On MLK Day, we remember the life and struggles of Martin Luther King Jr., an African-American civil rights leader, who pushed the envelope, with countless others, to demand equal treatment of African-Americans and people of color.
Remembering the passionate, non-violent champion for civil rights is extra special today. For the first time, visitors can reflect on the man and his life, at the new Martin Luther King, Jr. Memorial, located on the National Mall in Washington, DC.
Dozens of people flocked to the memorial for a ceremony to remember King. Harry Johnson, the president and CEO of the Martin Luther King Jr. National Memorial Project Foundation, laid a wreath at the foot of the memorial this morning.
Rev. Al Sharpton and senior advisor to Interior Secretary Ken Salazar attended the ceremony. You may recall that Salazar recently gave the National Park Service a month to fix an abbreviated version of a quote, etched into the statue centerpiece of the memorial. The quote is from King’s 1968 sermon, The Drum Major Instinct. Writer Maya Angelou and other critics said the current version of the quote made King sound uncharacteristically egotistical.
That unfortunate controversy didn’t stop Valerie Jackson from making a trip to see the new memorial. “When I knew that a work conference was going to be held in DC, being able to see this (MLK, Jr. Memorial) became the primary reason for my visit,” she said. “It’s so awesome to have a memorial, dedicated to an African-American, in the middle of all these other monuments and memorials. This is big.”
Duane Calloway, who hails from Mobile, AL, remembers the 60’s Civil Rights Movement with King at the forefront. “He was our hope during a time when we lived in harsh conditions, and when we were treated like second-class citizens.”

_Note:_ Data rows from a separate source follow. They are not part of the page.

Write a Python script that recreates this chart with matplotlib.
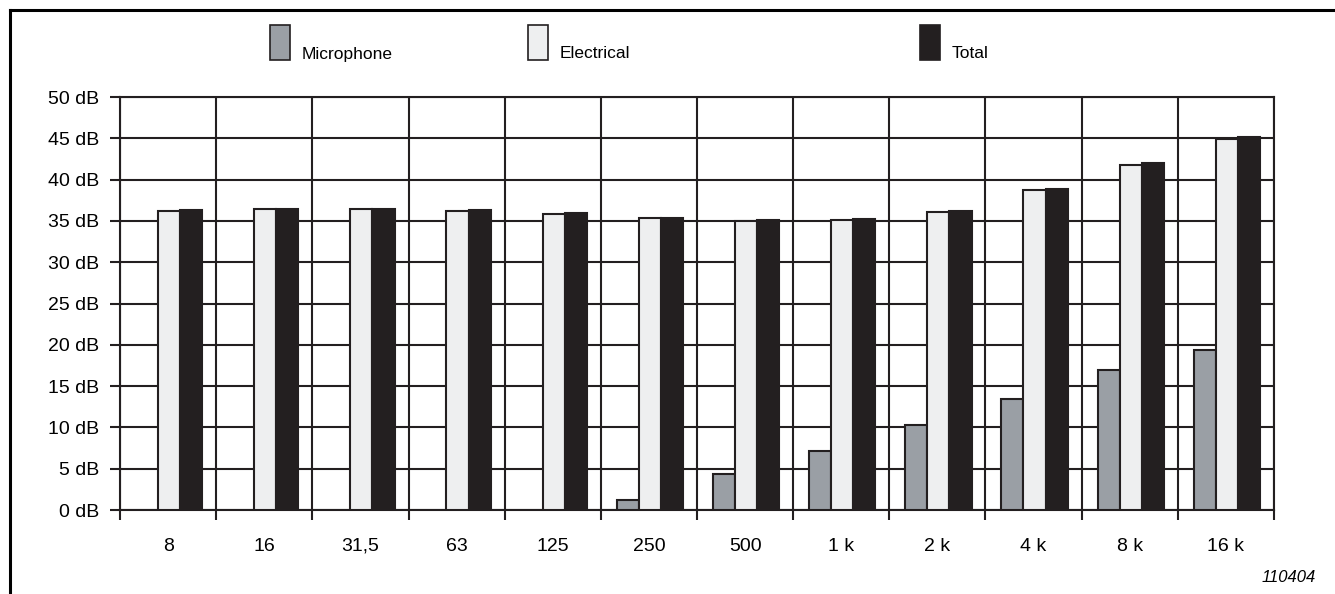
import numpy as np
import matplotlib.pyplot as plt
from matplotlib.patches import Rectangle
from matplotlib.lines import Line2D

plt.rcParams['font.family'] = ['Liberation Sans', 'DejaVu Sans']

bands = ['8', '16', '31,5', '63', '125', '250', '500', '1 k', '2 k', '4 k', '8 k', '16 k']
microphone = [np.nan, np.nan, np.nan, np.nan, np.nan, 1.2, 4.3, 7.2, 10.3, 13.4, 16.9, 19.4]
electrical = [36.2, 36.4, 36.4, 36.2, 35.8, 35.3, 35.0, 35.1, 36.1, 38.8, 41.8, 44.9]
total = [36.3, 36.5, 36.5, 36.3, 35.9, 35.4, 35.1, 35.2, 36.2, 38.9, 42.0, 45.1]

series = ['Microphone', 'Electrical', 'Total']
colors = ['#9a9fa5', '#eeeff0', '#231f20']
dark = '#231f20'

fig = plt.figure(figsize=(13.35, 5.94), dpi=100)
ax = fig.add_axes([0.0899, 0.1414, 0.8644, 0.6953])

x = np.arange(len(bands))
w = 0.23
for i, (vals, c) in enumerate(zip([microphone, electrical, total], colors)):
    ax.bar(x + (i - 1) * w + 0.01, vals, w, color=c, edgecolor=dark, linewidth=1.5, zorder=3)

ax.set_xlim(-0.5, len(bands) - 0.5)
ax.set_ylim(0, 50)
ax.set_yticks(np.arange(0, 51, 5))
ax.set_yticklabels([f'{v} dB' for v in range(0, 51, 5)], fontsize=14)
ax.set_xticks(x)
ax.set_xticklabels(bands, fontsize=14)
ax.set_xticks(np.arange(-0.5, len(bands)), minor=True)
ax.tick_params(axis='x', which='major', length=0, pad=20)
ax.tick_params(axis='x', which='minor', length=7, width=1.5, color=dark)
ax.tick_params(axis='y', length=7, width=1.5, color=dark, pad=8)
ax.grid(axis='y', which='major', color=dark, linewidth=1.5, zorder=0)
ax.grid(axis='x', which='minor', color=dark, linewidth=1.5, zorder=0)
for s in ax.spines.values():
    s.set_color(dark)
    s.set_linewidth(1.5)

# legend
W, H = 1335, 594
leg_x = [270, 528, 920]
for lx, name, c in zip(leg_x, series, colors):
    fig.patches.append(Rectangle((lx / W, 1 - 60 / H), 20 / W, 35 / H,
                                 transform=fig.transFigure, facecolor=c,
                                 edgecolor=dark, linewidth=1.2))
    fig.text((lx + 32) / W, 1 - 54 / H, name, fontsize=12.5, va='center', ha='left')

# frame lines
fig.add_artist(Line2D([10 / W, 1], [1 - 10 / H, 1 - 10 / H], color='black', linewidth=2.2,
                      transform=fig.transFigure))
fig.add_artist(Line2D([10 / W, 10 / W], [0, 1 - 10 / H], color='black', linewidth=2.2,
                      transform=fig.transFigure))

fig.text(1316 / W, 1 - 577 / H, '110404', fontsize=12, style='italic', ha='right', va='center')

plt.savefig('out.png', dpi=100)
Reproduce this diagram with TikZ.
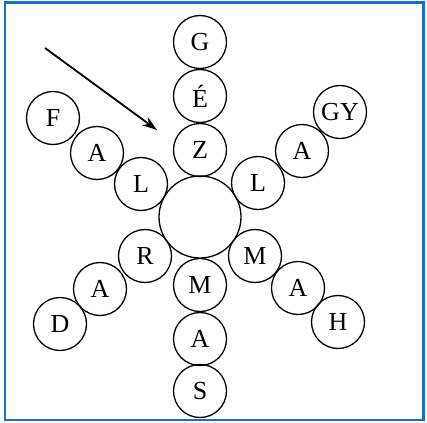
\documentclass[tikz,border=0pt]{standalone}
\usepackage{fontspec}
\setmainfont{Liberation Serif}
\usetikzlibrary{arrows.meta}
\definecolor{frameblue}{RGB}{25,110,200}
\begin{document}
\begin{tikzpicture}[x=1pt,y=-1pt,
  letter/.style={circle,draw,line width=1.3pt,minimum size=53pt,inner sep=0pt,font=\fontsize{26}{26}\selectfont},
  hub/.style={circle,draw,line width=1.3pt,minimum size=82pt,inner sep=0pt},
  pointer/.style={line width=1.8pt,-{Stealth[length=15pt,width=10pt]}}]
\useasboundingbox (0,0) rectangle (427,422);
\draw[frameblue,line width=2.2pt] (5,2.5) rectangle (423.5,420);
\node[hub] (c) at (200,217) {};
% top
\node[letter] (z) at (200,150) {Z};
\node[letter] (e) at (200,96) {É};
\node[letter] (g) at (200,42) {G};
% bottom
\node[letter] (m1) at (200,285) {M};
\node[letter] (a1) at (200,339) {A};
\node[letter] (s) at (200,391) {S};
% upper right
\node[letter] (l1) at (258,183) {L};
\node[letter] (a2) at (302,151) {A};
\node[letter] (gy) at (340,112) {GY};
% upper left
\node[letter] (l2) at (141,184) {L};
\node[letter] (a3) at (97,153) {A};
\node[letter] (f) at (53,118) {F};
% lower left
\node[letter] (r) at (145,256) {R};
\node[letter] (a4) at (100,289) {A};
\node[letter] (d) at (60,324) {D};
% lower right
\node[letter] (m2) at (255,256) {M};
\node[letter] (a5) at (298,288) {A};
\node[letter] (h) at (338,322) {H};
% arrow
\coordinate (p0) at (45,48);
\coordinate (p1) at (157,130);
\draw[pointer] (p0) -- (p1);
\end{tikzpicture}
\end{document}
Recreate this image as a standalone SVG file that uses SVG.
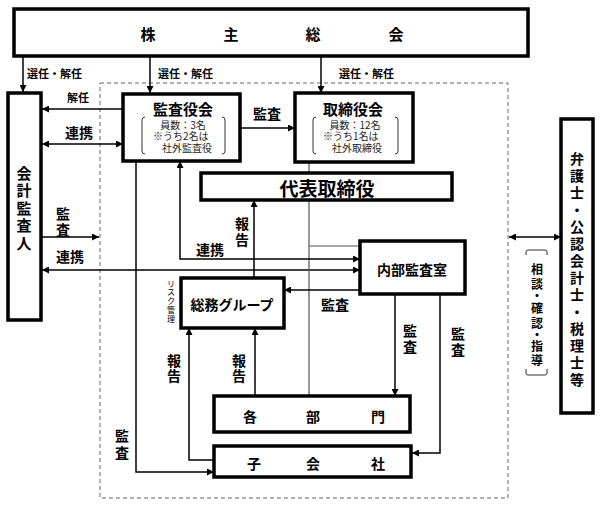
<svg xmlns="http://www.w3.org/2000/svg" width="602" height="508" viewBox="0 0 602 508">
<defs>
<marker id="ah" viewBox="0 0 10 10" refX="10" refY="5" markerWidth="8" markerHeight="7" orient="auto-start-reverse" markerUnits="userSpaceOnUse"><path d="M0,0 L10,5 L0,10 z" fill="#000"/></marker>
<style>
text{font-family:"Noto Sans CJK JP","Noto Sans CJK SC",sans-serif;font-weight:700;fill:#000}
.box{fill:#fff;stroke:#000;stroke-width:3.5}
.c{text-anchor:middle;dominant-baseline:central}
.ln{fill:none;stroke:#000;stroke-width:1.5}
.ar{fill:none;stroke:#000;stroke-width:1.5;marker-end:url(#ah)}
.da{fill:none;stroke:#000;stroke-width:1.5;marker-end:url(#ah);marker-start:url(#ah)}
.gl{fill:none;stroke:#555;stroke-width:1.2}
.br{fill:none;stroke:#333;stroke-width:1}
.lb{font-size:14px}
.sm{font-size:10px;font-weight:400;fill:#222}
.sel{font-size:11px}
.rk{font-size:8px;font-weight:400}
.sd{font-size:12px}
.b15{font-size:15px}
.b14{font-size:14px}
</style>
</defs>
<rect x="100" y="83" width="408" height="415" fill="none" stroke="#666" stroke-width="1" stroke-dasharray="4 3"/>

<g id="connectors">
<line class="ar" x1="23" y1="56" x2="23" y2="92"/>
<line class="ar" x1="150" y1="56" x2="150" y2="93"/>
<line class="ar" x1="321" y1="56" x2="321" y2="93"/>
<line class="ar" x1="123" y1="109" x2="42" y2="109"/>
<line class="da" x1="42" y1="144" x2="123" y2="144"/>
<line class="ar" x1="42" y1="237" x2="99" y2="237"/>
<line class="da" x1="42" y1="270" x2="360" y2="270"/>
<line class="ar" x1="240" y1="128" x2="295" y2="128"/>
<polyline class="gl" points="309,162 309,396"/>
<polyline class="gl" points="309,246 360,246"/>
<polyline class="da" points="180,161 180,259 360,259"/>
<polyline class="ar" points="136,161 136,472 214,472"/>
<line class="ar" x1="254" y1="278" x2="254" y2="200"/>
<line class="ar" x1="360" y1="290" x2="284" y2="290"/>
<line class="ar" x1="395" y1="294" x2="395" y2="396"/>
<polyline class="ar" points="440,294 440,453 412,453"/>
<line class="ar" x1="255" y1="396" x2="255" y2="328"/>
<polyline class="ar" points="214,460 189,460 189,328"/>
<line class="da" x1="509" y1="237" x2="561" y2="237"/>
<text class="sel" x="27" y="78">選任・解任</text>
<text class="sel" x="158" y="78">選任・解任</text>
<text class="sel" x="339" y="78">選任・解任</text>
<text class="sel c" x="78" y="97">解任</text>
<text class="lb c" x="79" y="132">連携</text>
<text class="lb c" x="63" y="213">監</text>
<text class="lb c" x="63" y="229">査</text>
<text class="lb c" x="70" y="256">連携</text>
<text class="lb c" x="267" y="113">監査</text>
<text class="lb c" x="210" y="249">連携</text>
<text class="lb c" x="242" y="223">報</text>
<text class="lb c" x="242" y="239">告</text>
<text class="lb c" x="335" y="304">監査</text>
<text class="lb c" x="410" y="330">監</text>
<text class="lb c" x="410" y="346">査</text>
<text class="lb c" x="458" y="333">監</text>
<text class="lb c" x="458" y="349">査</text>
<text class="lb c" x="239" y="360">報</text>
<text class="lb c" x="239" y="375">告</text>
<text class="lb c" x="174" y="360">報</text>
<text class="lb c" x="174" y="375">告</text>
<text class="lb c" x="122" y="435">監</text>
<text class="lb c" x="122" y="452">査</text>
<text class="rk c" x="171" y="283">リ</text>
<text class="rk c" x="171" y="291">ス</text>
<text class="rk c" x="171" y="300">ク</text>
<text class="rk c" x="171" y="309">管</text>
<text class="rk c" x="171" y="318">理</text>
<path class="br" d="M526,255 L526,252 Q526,250 528,250 L545,250 Q547,250 547,252 L547,255"/>
<path class="br" d="M526,369 L526,373 Q526,375 528,375 L545,375 Q547,375 547,373 L547,369"/>
<text class="sd c" x="537" y="268">相</text>
<text class="sd c" x="537" y="283">談</text>
<text class="sd c" x="537" y="295">・</text>
<text class="sd c" x="537" y="307">確</text>
<text class="sd c" x="537" y="322">認</text>
<text class="sd c" x="537" y="334">・</text>
<text class="sd c" x="537" y="345">指</text>
<text class="sd c" x="537" y="359">導</text>
</g>

<g id="kabunushi">
<rect class="box" x="14" y="9" width="514" height="47"/>
<text class="c b15" x="148" y="33">株</text>
<text class="c b15" x="231" y="33">主</text>
<text class="c b15" x="313" y="33">総</text>
<text class="c b15" x="396" y="33">会</text>
</g>

<g id="kaikei">
<rect class="box" x="8" y="93" width="33" height="227" stroke-width="3"/>
<text class="c b15" x="24" y="172">会</text>
<text class="c b15" x="24" y="189">計</text>
<text class="c b15" x="24" y="207">監</text>
<text class="c b15" x="24" y="224">査</text>
<text class="c b15" x="24" y="242">人</text>
</g>

<g id="kansayaku">
<rect class="box" x="123" y="94" width="117" height="67"/>
<text class="c b15" x="183" y="108">監査役会</text>
<text class="c sm" x="183" y="124">員数：3名</text>
<text class="sm" x="153" y="140">※うち2名は</text>
<text class="sm" x="162" y="152">社外監査役</text>
<path class="br" d="M145,117 Q142,117 142,120 L142,151 Q142,154 145,154"/>
<path class="br" d="M222,117 Q225,117 225,120 L225,151 Q225,154 222,154"/>
</g>

<g id="torishimariyaku">
<rect class="box" x="295" y="93" width="118" height="69"/>
<text class="c b15" x="353" y="108">取締役会</text>
<text class="c sm" x="355" y="124">員数：12名</text>
<text class="sm" x="323" y="140">※うち1名は</text>
<text class="sm" x="332" y="152">社外取締役</text>
<path class="br" d="M316,117 Q313,117 313,120 L313,151 Q313,154 316,154"/>
<path class="br" d="M395,117 Q398,117 398,120 L398,151 Q398,154 395,154"/>
</g>

<g id="daihyo">
<rect class="box" x="201" y="173" width="251" height="27"/>
<text class="c" x="327" y="187" style="font-size:19px">代表取締役</text>
</g>

<g id="naibu">
<rect class="box" x="360" y="241" width="105" height="53"/>
<text class="c b14" x="412" y="269">内部監査室</text>
</g>

<g id="soumu">
<rect class="box" x="181" y="278" width="103" height="50"/>
<text class="c b14" x="232" y="304">総務グループ</text>
</g>

<g id="kakubumon">
<rect class="box" x="214" y="396" width="196" height="36"/>
<text class="c b14" x="250" y="416">各</text>
<text class="c b14" x="313" y="416">部</text>
<text class="c b14" x="378" y="416">門</text>
</g>

<g id="kogaisha">
<rect class="box" x="214" y="446" width="197" height="31"/>
<text class="c b14" x="254" y="463">子</text>
<text class="c b14" x="313" y="463">会</text>
<text class="c b14" x="378" y="463">社</text>
</g>

<g id="bengoshi">
<rect class="box" x="561" y="119" width="32" height="294"/>
<text class="c b14" x="577" y="158">弁</text>
<text class="c b14" x="577" y="175">護</text>
<text class="c b14" x="577" y="192">士</text>
<text class="c b14" x="577" y="209">・</text>
<text class="c b14" x="577" y="226">公</text>
<text class="c b14" x="577" y="243">認</text>
<text class="c b14" x="577" y="260">会</text>
<text class="c b14" x="577" y="277">計</text>
<text class="c b14" x="577" y="294">士</text>
<text class="c b14" x="577" y="311">・</text>
<text class="c b14" x="577" y="328">税</text>
<text class="c b14" x="577" y="345">理</text>
<text class="c b14" x="577" y="362">士</text>
<text class="c b14" x="577" y="379">等</text>
</g>
</svg>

That time seems so long ago, and inconceivable to today’s generation. Just ask Sarah Evans, a teacher from Friends Community School in College Park, MD. Her 6th-grade class visited the memorial recently to discuss the importance of King and his significance to the Civil Rights Movement. So we asked Evans if she thought, based on her interactions with students, whether she thought race relations have improved. “Kids are smart, and yes there may be physical differences, but this generation and group of kids embrace those differences. They realize there are more similarities than differences.”
Most people we talked to agree race relations are better because of King’s resilient charge to end inequality. Patricia Hughes, an African-American mother from Norfolk, VA, said things have changed, but she still has a message for her 18-year-old daughter, who will pursue her undergrad degree at the University of North Carolina, Chapel Hill, this year. “I love her dearly, but I’ve also warned her that many obstacles will come her way, and she will have to work extra hard to succeed as a black woman. I just tell her to push through no matter how discouraged she may get. That’s why we’re here.” Hughes said. “Rev. King laid the ground work, but we still have much work to do.”
So today is a time to reflect on how influential MLK was in changing the world, and how we continue to fight for the equal treatment of people regardless of their skin color, gender or sexual preference. It’s what he would have wanted, and it’s how we honor his legacy.